UC San Diego School of Medicine and Moore’s Cancer Center have established the identity of RNA-based biomarkers that differentiate between regular (normal) aging hematopoietic stem cells and leukemia stem cells linked to secondary acute myeloid leukemia of sMAL, a difficult form of leukemia occurring in older individuals many times after they have already experienced cancer.
To review, hematopoietic stem cells (HSCs), or hemocytoblasts, are the stem cells associated with the blood. Developing in mesoderm in bone marrow, hematopoietic stem cells in a process called hematopoiesis spawn all other forms of blood cells.
The findings, published in Cell Stem Cells, indicate ways to identify the possibility of a relapse of leukemia much earlier and information that could lead to the development of new drugs.
Secondary acute myeloid leukemia tends to be a disease associated with individuals over 60. Rates of survival are low for these individuals, and the elderly are not ideally suited for such rigorous procedures such as bone marrow transplants. Thus, age – advanced age – is a huge consideration in determining the risk factor for secondary acute myeloid leukemia.
As we age, hematopoietic stem cells (the good cells) suffer DNA mutations that trigger DNA instructions like RNA and proteins. This makes telling the difference between aging hematopoietic stem cells and secondary acute myeloid leukemia difficult.
The study focused on RNA changes coinciding with the aging of normal blood stem cells in comparison to leukemia stem cells. Gene sequencing technology was used to pick out particular RNA-splicing variants that show the difference between normal blood stem cells that are aging and leukemia stem cells.

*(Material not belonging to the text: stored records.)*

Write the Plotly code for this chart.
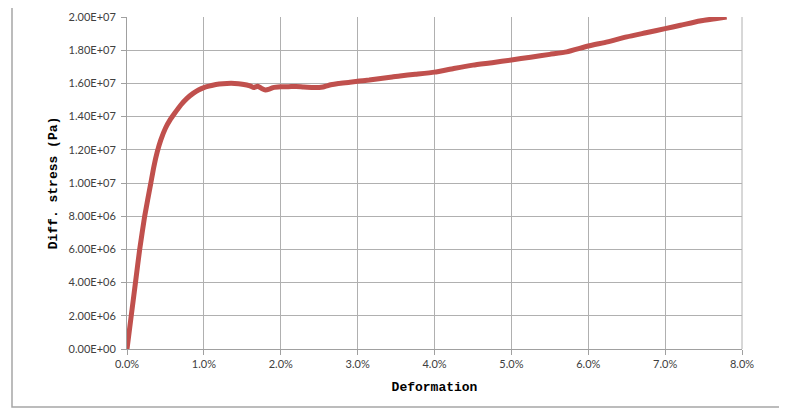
import plotly.graph_objects as go

# Deformation in percent, differential stress in Pa
deformation_pct = [0.00, 0.055, 0.11, 0.165, 0.23, 0.31, 0.35, 0.395, 0.44, 0.50, 0.56, 0.62,
                   0.70, 0.78, 0.86, 0.93, 1.00,
                   1.10, 1.20, 1.30, 1.40, 1.50, 1.60, 1.65, 1.70, 1.75, 1.80, 1.85, 1.90,
                   2.00, 2.10, 2.20, 2.30, 2.40, 2.50, 2.55, 2.60, 2.65, 2.75, 2.90, 3.00,
                   3.15, 3.30, 3.45, 3.55, 3.75, 4.00, 4.25, 4.50, 4.75, 5.00, 5.25, 5.50,
                   5.72, 6.00, 6.25, 6.50, 6.75, 7.00, 7.20, 7.45, 7.65, 7.80]
diff_stress = [0.0, 2.0e6, 4.0e6, 6.0e6, 8.0e6, 1.0e7, 1.1e7, 1.19e7, 1.26e7, 1.33e7, 1.38e7, 1.42e7,
               1.47e7, 1.51e7, 1.54e7, 1.56e7, 1.575e7,
               1.587e7, 1.596e7, 1.60e7, 1.60e7, 1.595e7, 1.585e7, 1.575e7, 1.583e7, 1.57e7, 1.56e7, 1.565e7, 1.575e7,
               1.58e7, 1.58e7, 1.582e7, 1.578e7, 1.576e7, 1.575e7, 1.578e7, 1.585e7, 1.592e7, 1.60e7, 1.607e7, 1.613e7,
               1.62e7, 1.63e7, 1.638e7, 1.645e7, 1.655e7, 1.668e7, 1.69e7, 1.71e7, 1.725e7, 1.741e7, 1.758e7, 1.775e7,
               1.79e7, 1.825e7, 1.85e7, 1.88e7, 1.905e7, 1.93e7, 1.95e7, 1.976e7, 1.99e7, 2.0e7]

x_tickvals = [0, 1, 2, 3, 4, 5, 6, 7, 8]
x_ticktext = ["0.0%", "1.0%", "2.0%", "3.0%", "4.0%", "5.0%", "6.0%", "7.0%", "8.0%"]
y_tickvals = [0, 2e6, 4e6, 6e6, 8e6, 1e7, 1.2e7, 1.4e7, 1.6e7, 1.8e7, 2e7]
y_ticktext = ["0.00E+00", "2.00E+06", "4.00E+06", "6.00E+06", "8.00E+06", "1.00E+07",
              "1.20E+07", "1.40E+07", "1.60E+07", "1.80E+07", "2.00E+07"]

fig = go.Figure()
fig.add_trace(go.Scatter(
    x=deformation_pct, y=diff_stress, mode="lines",
    line=dict(color="#C0504D", width=5, shape="spline", smoothing=0.5),
    showlegend=False, hoverinfo="skip",
))

tick_font = dict(family="Lato, 'Open Sans', sans-serif", size=11, color="#404040")
title_font = dict(family="'Liberation Mono', 'DejaVu Sans Mono', monospace", size=13, color="#000000")

# The page body adds an 8px offset; the figure is sized to fill the rest of the window.
fig.update_layout(
    width=779, height=404,
    margin=dict(l=119, r=45, t=9, b=63),
    paper_bgcolor="white", plot_bgcolor="white",
    xaxis=dict(
        range=[0, 8], tickvals=x_tickvals, ticktext=x_ticktext,
        showgrid=True, gridcolor="#B0B0B0", gridwidth=1,
        showline=True, linecolor="#A0A0A0", linewidth=1,
        ticks="outside", ticklen=5, tickcolor="#A0A0A0",
        tickfont=tick_font, zeroline=False, automargin=False,
        title=dict(text="<b>Deformation</b>", font=title_font, standoff=12),
    ),
    yaxis=dict(
        range=[0, 2e7], tickvals=y_tickvals, ticktext=y_ticktext,
        showgrid=True, gridcolor="#B0B0B0", gridwidth=1,
        showline=True, linecolor="#A0A0A0", linewidth=1,
        ticks="outside", ticklen=5, tickcolor="#A0A0A0",
        tickfont=tick_font, zeroline=False, automargin=False,
        ticklabelstandoff=3,
        title=dict(text="<b>Diff. stress (Pa)</b>", font=title_font, standoff=8),
    ),
    shapes=[
        dict(type="line", xref="paper", yref="paper", x0=1, x1=1, y0=0, y1=1,
             line=dict(color="#B0B0B0", width=1)),
        dict(type="rect", xref="paper", yref="paper",
             x0=(12 - 127) / 615, x1=(800 - 127) / 615,
             y0=(349 - 407) / 332, y1=(349 - 1) / 332,
             line=dict(color="#A6A6A6", width=1.5), layer="below"),
    ],
)

fig.write_html("out.html")
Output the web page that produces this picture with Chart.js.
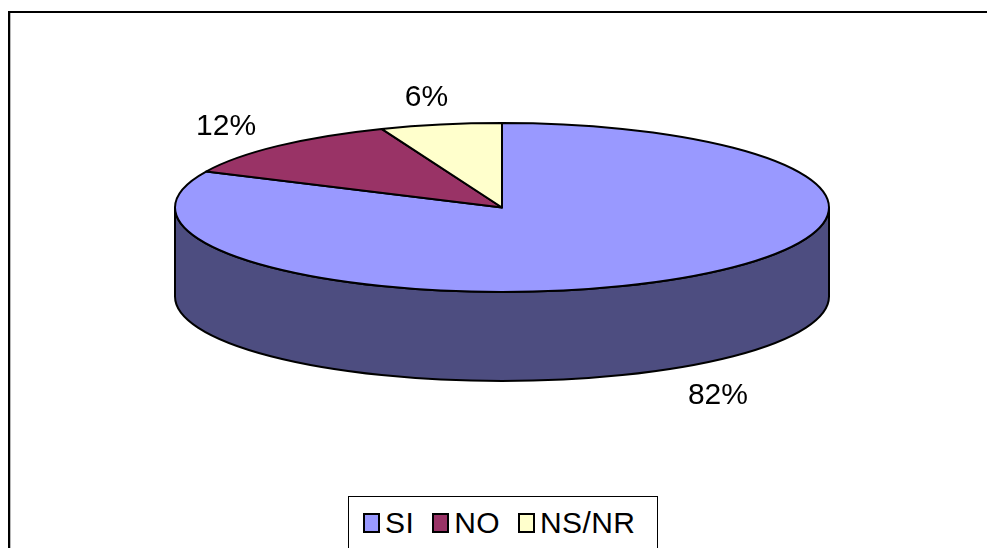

They separated the two via characteristic RNA splicing patterns; thus being able to target treatment regimens based upon identifying leukemia stem cells and avoiding normal blood stem cells.
One item of note is RNA-splicing targets are active in a wide cross-section of “solid” tumors; so there are treatment implications for solid tumor cancer particularly ones that are resistant to currently available drug regimens.